Since arriving in London from Israel at the end of the end of the '90s, Asaf Sirkis has earned a reputation as one of the world's premier drummers. His scintillating stick work has sparked saxophonist Gilad Atzmon's Orient House Ensemble since its inception, as well as coloring the projects of saxophonist Tim Garland in recent years.
Yet this sensitive, cerebral drummer, who has drawn favorable comparison to legends Tony Williams and Jack DeJohnette, is not easy to pigeonhole. His own projects, particularly The Inner Noise church-organ/guitar/drums trio, are as creative as they are perhaps unusual, and Mark Sirkis as an original creative force. As at home in the jazz idiom as he is in a traditional Middle Eastern one, Sirkis' new trio of guitarist Tassos Spiliotopoulos and bassist Yaron Stavi charters new territories on The Monk (SAM, 2008). Lyrical, subtle music, underpinned and shaped by Sirkis' searching drumming, it is an utterly distinctive listening experience.
All About Jazz: Who is The Monk?
Asaf Sirkis: For me, being a musician has always been a little bit like being a monk. It's something spiritual I think.
AAJ: Do you mean that music is like a calling to you?
AS: No, I don't think it's a calling. It's definitely something that I always wanted to do. From a very early age I realized that was what I am going to do. Music for me is a window onto another realm. It gives me legitimacy to be who I really am. When you are there, you feel at home, but at home not in a sense of a place or a place in time, in a sense of something much more familiar than that even.
AAJ: Tell us a little about the writing process for this album.

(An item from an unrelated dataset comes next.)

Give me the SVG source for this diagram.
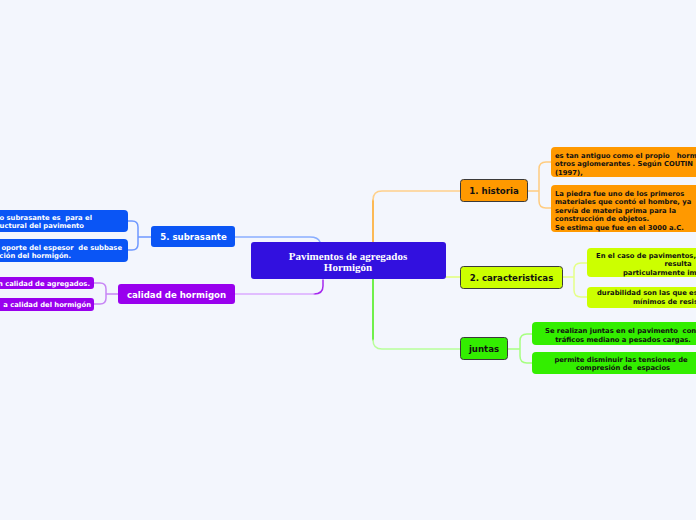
<svg xmlns="http://www.w3.org/2000/svg" width="696" height="520" viewBox="0 0 696 520">
<style>
.bg{fill:#f3f6fd}
.c{fill:none;stroke-width:1.5;stroke-linecap:round}
.t{font-family:"DejaVu Sans",Verdana,sans-serif;font-weight:bold;font-size:8.6px;fill:#111}
.tw{font-family:"DejaVu Sans",Verdana,sans-serif;font-weight:bold;font-size:8.6px;fill:#fff}
.s{font-family:"DejaVu Sans",Verdana,sans-serif;font-weight:bold;font-size:6.8px;fill:#111;white-space:pre}
.sw{font-family:"DejaVu Sans",Verdana,sans-serif;font-weight:bold;font-size:6.8px;fill:#fff;white-space:pre}
.main{font-family:"Liberation Serif","Times New Roman",serif;font-weight:bold;font-size:11px;fill:#fff}
.bd{stroke:#3a3a3a;stroke-width:1}
</style>
<rect class="bg" x="0" y="0" width="696" height="520"/>
<g id="connectors">
  <path class="c" d="M373,242 V200" stroke="#ffa41c"/>
  <path class="c" d="M373,200 Q373,191 382,191 H460" stroke="#ffd08a"/>
  <path class="c" d="M373,279 V340" stroke="#44ee11"/>
  <path class="c" d="M373,340 Q373,349 382,349 H460" stroke="#b8ff99"/>
  <path class="c" d="M445,277 H460" stroke="#e2ff7a"/>
  <path class="c" d="M235,237 H310 Q318,237 320,242" stroke="#8aaeff"/>
  <path class="c" d="M323,280 V286 Q323,294 314,294" stroke="#a529ee"/>
  <path class="c" d="M314,294 H235" stroke="#dcaaff"/>
  <path class="c" d="M528,191 H539 M551,162 H546 Q539,162 539,169 V201 Q539,208 546,208 H551" stroke="#ffcc80"/>
  <path class="c" d="M562,277 H574 M587,263 H581 Q574,263 574,270 V290 Q574,297 581,297 H587" stroke="#e5ff88"/>
  <path class="c" d="M508,349 H520 M532,334 H527 Q520,334 520,341 V356 Q520,363 527,363 H532" stroke="#a6ff80"/>
  <path class="c" d="M151,237 H138 M128,221 H132 Q138,221 138,227 V244 Q138,250 132,250 H128" stroke="#6f98ff"/>
  <path class="c" d="M118,294 H106 M94,283 H100 Q106,283 106,289 V298 Q106,304 100,304 H94" stroke="#c785f5"/>
</g>
<g id="central">
  <rect x="251" y="242" width="195" height="37" rx="3" fill="#3210df"/>
  <text class="main" x="348" y="259.5" text-anchor="middle">Pavimentos de agregados</text>
  <text class="main" x="348" y="270.5" text-anchor="middle">Hormigón</text>
</g>
<g id="historia">
  <rect class="bd" x="460.5" y="179.5" width="67" height="22" rx="3" fill="#ff9900"/>
  <text class="t" x="494" y="194" text-anchor="middle">1. historia</text>
</g>
<g id="historia-1">
  <rect x="551" y="147" width="160" height="30" rx="4" fill="#ff9900"/>
  <text class="s" x="555" y="157.5">es tan antiguo como el propio   horm</text>
  <text class="s" x="555" y="166">otros aglomerantes . Según COUTIN</text>
  <text class="s" x="555" y="174.5">(1997),</text>
</g>
<g id="historia-2">
  <rect x="551" y="185" width="160" height="47" rx="4" fill="#ff9900"/>
  <text class="s" x="555" y="195.5">La piedra fue uno de los primeros</text>
  <text class="s" x="555" y="204">materiales que contó el hombre, ya</text>
  <text class="s" x="555" y="212.5">servía de materia prima para la</text>
  <text class="s" x="555" y="221">construcción de objetos.</text>
  <text class="s" x="555" y="229.5">Se estima que fue en el 3000 a.C.</text>
</g>
<g id="caracteristicas">
  <rect class="bd" x="460.5" y="266.5" width="102" height="22" rx="3" fill="#ccff00"/>
  <text class="t" x="511.5" y="281" text-anchor="middle">2. caracteristicas</text>
</g>
<g id="caracteristicas-1">
  <rect x="587" y="248" width="130" height="29" rx="4" fill="#ccff00"/>
  <text class="s" x="596" y="257.5">En el caso de pavimentos,</text>
  <text class="s" x="678" y="266" text-anchor="middle">resulta</text>
  <text class="s" x="623" y="274.5">particularmente im</text>
</g>
<g id="caracteristicas-2">
  <rect x="587" y="287" width="130" height="21" rx="4" fill="#ccff00"/>
  <text class="s" x="597" y="294.5">durabilidad son las que es</text>
  <text class="s" x="633" y="304">mínimos de resis</text>
</g>
<g id="juntas">
  <rect class="bd" x="460.5" y="337.5" width="47" height="22" rx="3" fill="#33ee00"/>
  <text class="t" x="484" y="352" text-anchor="middle">juntas</text>
</g>
<g id="juntas-1">
  <rect x="532" y="322" width="180" height="23" rx="4" fill="#33ee00"/>
  <text class="s" x="545" y="332.5">Se realizan juntas en el pavimento  con</text>
  <text class="s" x="623" y="341.5" text-anchor="middle">tráficos mediano a pesados cargas.</text>
</g>
<g id="juntas-2">
  <rect x="532" y="352" width="180" height="22" rx="4" fill="#33ee00"/>
  <text class="s" x="621" y="361.5" text-anchor="middle">permite disminuir las tensiones de</text>
  <text class="s" x="623" y="369.5" text-anchor="middle">compresión de  espacios</text>
</g>
<g id="subrasante">
  <rect x="151" y="226" width="84" height="21" rx="3" fill="#0a55f5"/>
  <text class="tw" x="193.5" y="240" text-anchor="middle">5. subrasante</text>
</g>
<g id="subrasante-1">
  <rect x="-40" y="210" width="168" height="22" rx="4" fill="#0a55f5"/>
  <text class="sw" x="92" y="219.5" text-anchor="end">o subrasante es  para el</text>
  <text class="sw" x="84" y="227.5" text-anchor="end">uctural del pavimento</text>
</g>
<g id="subrasante-2">
  <rect x="-40" y="239" width="168" height="23" rx="4" fill="#0a55f5"/>
  <text class="sw" x="122" y="249.5" text-anchor="end">oporte del espesor  de subbase</text>
  <text class="sw" x="71" y="257.5" text-anchor="end">ción del hormigón.</text>
</g>
<g id="calidad">
  <rect x="118" y="284" width="117" height="20" rx="3" fill="#9900ee"/>
  <text class="tw" x="176.5" y="297.5" text-anchor="middle">calidad de hormigon</text>
</g>
<g id="calidad-1">
  <rect x="-40" y="277" width="134" height="12" rx="3" fill="#9900ee"/>
  <text class="sw" x="90" y="285.5" text-anchor="end">n calidad de agregados.</text>
</g>
<g id="calidad-2">
  <rect x="-40" y="298" width="134" height="13" rx="3" fill="#9900ee"/>
  <text class="sw" x="91" y="307" text-anchor="end">a calidad del hormigón</text>
</g>
</svg>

AS: I had tendonitis for a period of time two years ago and I stopped playing for a while. It was very difficult for me because my whole life was built around my occupation as a musician and my love for music. I couldn't play, but I could write and I wrote the music for The Monk and also The Song Within, (SAM, 2007) which is my favorite album with my other band, The Inner Noise.
When I write music I am trying to concentrate on not interfering with it. What I do basically is I improvise and record myself. Improvising, and not worrying about anything that needs to come out as a tune. If I have a great idea and need to develop it, well, I don't develop anything. I improvise and then edit. Of course 99 percent of my improvisation I don't use. So I'm not really a composer, I am an improviser and an editor of my improvisations. That's what I do.

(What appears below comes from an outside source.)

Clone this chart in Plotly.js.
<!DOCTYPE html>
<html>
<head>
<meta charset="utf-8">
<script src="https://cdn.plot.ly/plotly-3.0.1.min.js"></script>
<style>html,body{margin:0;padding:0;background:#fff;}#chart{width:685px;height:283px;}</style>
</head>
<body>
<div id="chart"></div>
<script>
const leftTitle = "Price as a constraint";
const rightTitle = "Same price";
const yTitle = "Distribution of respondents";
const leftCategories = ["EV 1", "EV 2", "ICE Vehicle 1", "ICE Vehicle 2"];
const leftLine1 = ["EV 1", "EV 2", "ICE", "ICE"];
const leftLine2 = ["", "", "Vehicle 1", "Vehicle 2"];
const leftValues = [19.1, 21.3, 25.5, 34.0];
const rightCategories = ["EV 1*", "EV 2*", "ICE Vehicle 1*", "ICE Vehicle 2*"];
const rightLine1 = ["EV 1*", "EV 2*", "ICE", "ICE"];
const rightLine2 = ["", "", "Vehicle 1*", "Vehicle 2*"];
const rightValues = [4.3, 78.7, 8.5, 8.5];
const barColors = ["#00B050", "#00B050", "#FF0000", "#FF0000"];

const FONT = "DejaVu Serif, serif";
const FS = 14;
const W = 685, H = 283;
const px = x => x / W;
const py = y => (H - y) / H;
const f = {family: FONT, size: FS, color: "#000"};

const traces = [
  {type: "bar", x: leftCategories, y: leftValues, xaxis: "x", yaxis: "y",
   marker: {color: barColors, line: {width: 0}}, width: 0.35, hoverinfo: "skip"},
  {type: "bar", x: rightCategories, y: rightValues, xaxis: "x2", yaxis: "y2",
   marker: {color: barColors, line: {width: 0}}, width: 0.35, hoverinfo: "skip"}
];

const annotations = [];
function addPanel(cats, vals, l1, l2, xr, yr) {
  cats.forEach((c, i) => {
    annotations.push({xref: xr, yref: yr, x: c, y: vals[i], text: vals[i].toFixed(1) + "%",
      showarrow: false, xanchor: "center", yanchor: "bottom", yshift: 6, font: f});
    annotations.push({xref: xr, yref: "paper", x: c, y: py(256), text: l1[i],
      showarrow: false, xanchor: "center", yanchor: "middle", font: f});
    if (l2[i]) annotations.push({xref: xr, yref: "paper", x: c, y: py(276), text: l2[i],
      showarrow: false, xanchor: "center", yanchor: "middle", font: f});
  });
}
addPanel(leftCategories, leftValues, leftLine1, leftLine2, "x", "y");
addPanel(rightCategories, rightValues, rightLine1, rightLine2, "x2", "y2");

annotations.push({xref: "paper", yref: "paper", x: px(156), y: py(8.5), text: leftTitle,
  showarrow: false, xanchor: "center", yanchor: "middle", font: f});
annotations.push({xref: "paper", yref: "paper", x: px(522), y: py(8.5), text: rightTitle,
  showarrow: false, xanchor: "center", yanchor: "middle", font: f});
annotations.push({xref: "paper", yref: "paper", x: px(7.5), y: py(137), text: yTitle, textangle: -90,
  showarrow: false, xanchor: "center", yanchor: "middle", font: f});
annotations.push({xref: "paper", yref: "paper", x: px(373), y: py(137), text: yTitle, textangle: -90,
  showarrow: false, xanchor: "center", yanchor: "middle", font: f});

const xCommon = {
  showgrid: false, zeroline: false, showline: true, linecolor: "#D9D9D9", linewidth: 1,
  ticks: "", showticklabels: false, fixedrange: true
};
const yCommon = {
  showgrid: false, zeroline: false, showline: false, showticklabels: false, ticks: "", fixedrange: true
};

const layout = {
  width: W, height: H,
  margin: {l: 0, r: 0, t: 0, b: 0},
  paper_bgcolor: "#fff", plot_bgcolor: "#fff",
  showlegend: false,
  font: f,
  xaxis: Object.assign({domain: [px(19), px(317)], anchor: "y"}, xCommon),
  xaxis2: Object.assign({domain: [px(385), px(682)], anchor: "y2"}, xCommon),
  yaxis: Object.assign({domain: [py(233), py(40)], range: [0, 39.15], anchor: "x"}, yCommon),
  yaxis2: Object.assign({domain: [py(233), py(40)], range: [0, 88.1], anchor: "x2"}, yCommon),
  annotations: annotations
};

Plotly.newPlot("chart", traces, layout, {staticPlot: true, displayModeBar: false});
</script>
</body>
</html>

AS: Again, when I write music I do not have any concept or any idea. If anything, if I have an idea about writing music I would stop writing music. I've said this before, but to me music starts when ideas finish. I try to write music as if it is a blank page and not to come with any ideas. If you try to do it, there is someone who is trying to do it. [laughs] It's either there or not. That is why I improvise so much because basically I am waiting for that second, for that shift to happen, and when it happens the music comes out.

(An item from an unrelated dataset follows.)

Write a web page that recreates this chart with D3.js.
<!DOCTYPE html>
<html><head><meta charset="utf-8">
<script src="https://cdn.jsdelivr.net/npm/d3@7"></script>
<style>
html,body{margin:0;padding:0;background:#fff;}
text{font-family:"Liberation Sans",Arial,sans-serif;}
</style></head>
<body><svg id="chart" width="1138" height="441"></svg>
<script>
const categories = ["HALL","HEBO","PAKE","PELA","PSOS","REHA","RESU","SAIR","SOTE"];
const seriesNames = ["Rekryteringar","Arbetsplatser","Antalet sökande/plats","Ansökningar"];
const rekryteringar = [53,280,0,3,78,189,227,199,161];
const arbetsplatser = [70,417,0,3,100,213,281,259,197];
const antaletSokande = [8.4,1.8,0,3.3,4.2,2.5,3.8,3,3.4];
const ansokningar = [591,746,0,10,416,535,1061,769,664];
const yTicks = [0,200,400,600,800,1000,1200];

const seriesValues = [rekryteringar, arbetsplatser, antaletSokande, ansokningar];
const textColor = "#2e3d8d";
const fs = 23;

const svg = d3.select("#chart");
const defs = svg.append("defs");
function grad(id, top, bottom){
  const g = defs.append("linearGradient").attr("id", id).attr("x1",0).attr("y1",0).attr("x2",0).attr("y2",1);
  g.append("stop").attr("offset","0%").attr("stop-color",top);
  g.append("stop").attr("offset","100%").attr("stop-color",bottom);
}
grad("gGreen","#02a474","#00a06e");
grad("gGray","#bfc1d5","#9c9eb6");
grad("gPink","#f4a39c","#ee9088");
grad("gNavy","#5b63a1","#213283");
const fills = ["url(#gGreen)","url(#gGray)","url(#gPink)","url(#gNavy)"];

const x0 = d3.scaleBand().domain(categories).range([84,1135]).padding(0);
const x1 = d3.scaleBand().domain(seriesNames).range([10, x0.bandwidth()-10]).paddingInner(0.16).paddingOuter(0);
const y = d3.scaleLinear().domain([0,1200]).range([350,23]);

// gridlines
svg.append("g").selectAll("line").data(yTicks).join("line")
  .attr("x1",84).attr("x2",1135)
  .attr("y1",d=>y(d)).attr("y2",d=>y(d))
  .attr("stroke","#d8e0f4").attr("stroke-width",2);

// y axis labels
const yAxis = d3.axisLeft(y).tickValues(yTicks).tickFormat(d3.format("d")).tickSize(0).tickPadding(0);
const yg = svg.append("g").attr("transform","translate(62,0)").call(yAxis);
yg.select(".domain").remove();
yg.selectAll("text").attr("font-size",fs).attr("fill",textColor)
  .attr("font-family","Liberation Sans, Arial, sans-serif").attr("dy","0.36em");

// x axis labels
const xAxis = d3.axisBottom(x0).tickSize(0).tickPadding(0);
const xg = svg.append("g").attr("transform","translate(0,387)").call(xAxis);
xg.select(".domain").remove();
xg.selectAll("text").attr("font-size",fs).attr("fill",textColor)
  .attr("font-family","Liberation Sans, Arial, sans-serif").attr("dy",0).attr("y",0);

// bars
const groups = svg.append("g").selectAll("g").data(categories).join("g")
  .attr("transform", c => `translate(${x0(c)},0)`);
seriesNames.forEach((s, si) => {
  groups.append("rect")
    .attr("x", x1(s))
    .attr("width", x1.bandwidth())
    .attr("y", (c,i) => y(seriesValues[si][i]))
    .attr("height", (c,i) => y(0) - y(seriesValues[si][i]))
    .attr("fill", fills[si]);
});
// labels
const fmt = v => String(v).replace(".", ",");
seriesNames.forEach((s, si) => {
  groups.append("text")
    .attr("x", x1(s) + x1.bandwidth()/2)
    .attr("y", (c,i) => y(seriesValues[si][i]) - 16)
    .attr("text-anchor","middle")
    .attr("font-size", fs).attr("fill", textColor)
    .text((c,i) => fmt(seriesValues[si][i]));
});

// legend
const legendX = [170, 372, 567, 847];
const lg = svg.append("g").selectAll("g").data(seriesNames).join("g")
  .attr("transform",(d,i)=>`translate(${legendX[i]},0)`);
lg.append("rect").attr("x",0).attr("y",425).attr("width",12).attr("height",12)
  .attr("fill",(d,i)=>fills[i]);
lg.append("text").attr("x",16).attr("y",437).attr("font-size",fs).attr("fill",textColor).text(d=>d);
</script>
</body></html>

AAJ: There's a slightly dark, edgy feel to a lot of the music on The Monk which reminds me, particularly in the guitar chords, of guitarist John McLaughlin's playing in the first Mahavishnu Orchestra. Is that a fair comparison?
AS: Yeah, definitely the music I am playing is colored by that: John McLaughlin, (guitarist) Allan Holdsworth and some of the prog-rock bands. I was really fascinated by the Mahavishnu Orchestra, and Allan Holdsworth, the I.O.U album. (Restless Records, 1985) This music basically changed my life.
AAJ: Drummer/keyboardist Gary Husband guests on the album, and brings some lovely playing, particularly on "The Monk" and "Dream," playing which is quite Joe Zawinul-like. Could you tell us a little about your relationship with Gary Husband?
AS: Gary is a good friend. He's one of the greatest musicians around, and in music theory too. I've been listening to his drumming, his piano playing, his theory, for many years now and I have been influenced by his drumming. I met Gary in Israel when he played the Jazz on The Red Sea festival, which I played when I was living in Israel as well. I think it was '98 when he came down to the Eilat festival on the Red Sea with Allan Holdsworth, which was a really great thing for me after all those years of listening to Allan Holdsworth.
Believe it or not, I transcribed everything he played on four or five of Allan Holdsworth's albums and I gave him quite a large book when he arrived to Eilat. We had a long chat in the hotel we were both staying in. We're in touch. I play with him occasionally and we meet sometimes. It's been really exciting to get to know him as a person.
I think his contribution to the album is immense. He makes the album special. Of course the trio is a wonderful thing, but he adds another dimension to it. Although we haven't played together that much we connect in some kind of strange way. It was never an effort for me to play with him, although he's an immaculate musician. When you play with somebody at that level, usually you're in awe of the talent and the capability, but with Gary somehow it feels like home, again.